Provided material:
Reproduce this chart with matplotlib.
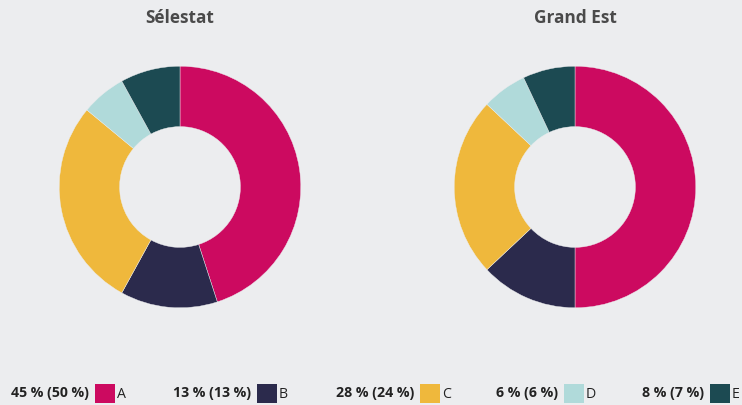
import matplotlib
matplotlib.use("Agg")
import matplotlib.pyplot as plt
from matplotlib.patches import Rectangle

plt.rcParams["font.family"] = ["Open Sans", "DejaVu Sans"]

BG = "#ecedef"
TITLE_INK = "#4a4a4a"
INK = "#222222"

regions = ["Sélestat", "Grand Est"]
categories = ["A", "B", "C", "D", "E"]
selestat = [45, 13, 28, 6, 8]
grand_est = [50, 13, 24, 6, 7]
colors = ["#cc0a60", "#2b2a4c", "#efb83c", "#b0dada", "#1c4a52"]

W, H = 742, 405
fig = plt.figure(figsize=(W / 100, H / 100), dpi=100)
fig.patch.set_facecolor(BG)


def px_axes(cx, cy, r):
    # cx, cy in pixels from top-left
    return fig.add_axes([(cx - r) / W, (H - cy - r) / H, 2 * r / W, 2 * r / H])


for (name, vals, cx) in [(regions[0], selestat, 180), (regions[1], grand_est, 575)]:
    ax = px_axes(cx, 187, 122)
    ax.pie(vals, colors=colors, startangle=90, counterclock=False,
           radius=1.0, wedgeprops=dict(width=0.5, edgecolor=BG, linewidth=0.3))
    ax.set_aspect("equal")
    ax.set_xlim(-1.01, 1.01)
    ax.set_ylim(-1.01, 1.01)
    fig.text(cx / W, 1 - 18 / H, name, ha="center", va="center",
             fontsize=12.4, fontweight="bold", color=TITLE_INK)

# legend row
lx = [89, 251, 414, 558, 704]
for i, cat in enumerate(categories):
    label = f"{selestat[i]} % ({grand_est[i]} %)"
    x = lx[i]
    fig.text(x / W, 1 - 393 / H, label, ha="right", va="center",
             fontsize=10.2, fontweight="bold", color=INK)
    fig.patches.append(Rectangle(((x + 6) / W, 1 - 403 / H), 20 / W, 19 / H,
                                 transform=fig.transFigure, fc=colors[i], ec="none"))
    fig.text((x + 28) / W, 1 - 394 / H, cat, ha="left", va="center",
             fontsize=10.2, color=INK)

fig.savefig("out.png", dpi=100, facecolor=BG)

Exercise:
Set down the material above as is, without any pictures.

Solution to this task:
Reproduce this chart with matplotlib.
import matplotlib
matplotlib.use("Agg")
import matplotlib.pyplot as plt
from matplotlib.patches import Rectangle

plt.rcParams["font.family"] = ["Open Sans", "DejaVu Sans"]

BG = "#ecedef"
TITLE_INK = "#4a4a4a"
INK = "#222222"

regions = ["Sélestat", "Grand Est"]
categories = ["A", "B", "C", "D", "E"]
selestat = [45, 13, 28, 6, 8]
grand_est = [50, 13, 24, 6, 7]
colors = ["#cc0a60", "#2b2a4c", "#efb83c", "#b0dada", "#1c4a52"]

W, H = 742, 405
fig = plt.figure(figsize=(W / 100, H / 100), dpi=100)
fig.patch.set_facecolor(BG)


def px_axes(cx, cy, r):
    # cx, cy in pixels from top-left
    return fig.add_axes([(cx - r) / W, (H - cy - r) / H, 2 * r / W, 2 * r / H])


for (name, vals, cx) in [(regions[0], selestat, 180), (regions[1], grand_est, 575)]:
    ax = px_axes(cx, 187, 122)
    ax.pie(vals, colors=colors, startangle=90, counterclock=False,
           radius=1.0, wedgeprops=dict(width=0.5, edgecolor=BG, linewidth=0.3))
    ax.set_aspect("equal")
    ax.set_xlim(-1.01, 1.01)
    ax.set_ylim(-1.01, 1.01)
    fig.text(cx / W, 1 - 18 / H, name, ha="center", va="center",
             fontsize=12.4, fontweight="bold", color=TITLE_INK)

# legend row
lx = [89, 251, 414, 558, 704]
for i, cat in enumerate(categories):
    label = f"{selestat[i]} % ({grand_est[i]} %)"
    x = lx[i]
    fig.text(x / W, 1 - 393 / H, label, ha="right", va="center",
             fontsize=10.2, fontweight="bold", color=INK)
    fig.patches.append(Rectangle(((x + 6) / W, 1 - 403 / H), 20 / W, 19 / H,
                                 transform=fig.transFigure, fc=colors[i], ec="none"))
    fig.text((x + 28) / W, 1 - 394 / H, cat, ha="left", va="center",
             fontsize=10.2, color=INK)

fig.savefig("out.png", dpi=100, facecolor=BG)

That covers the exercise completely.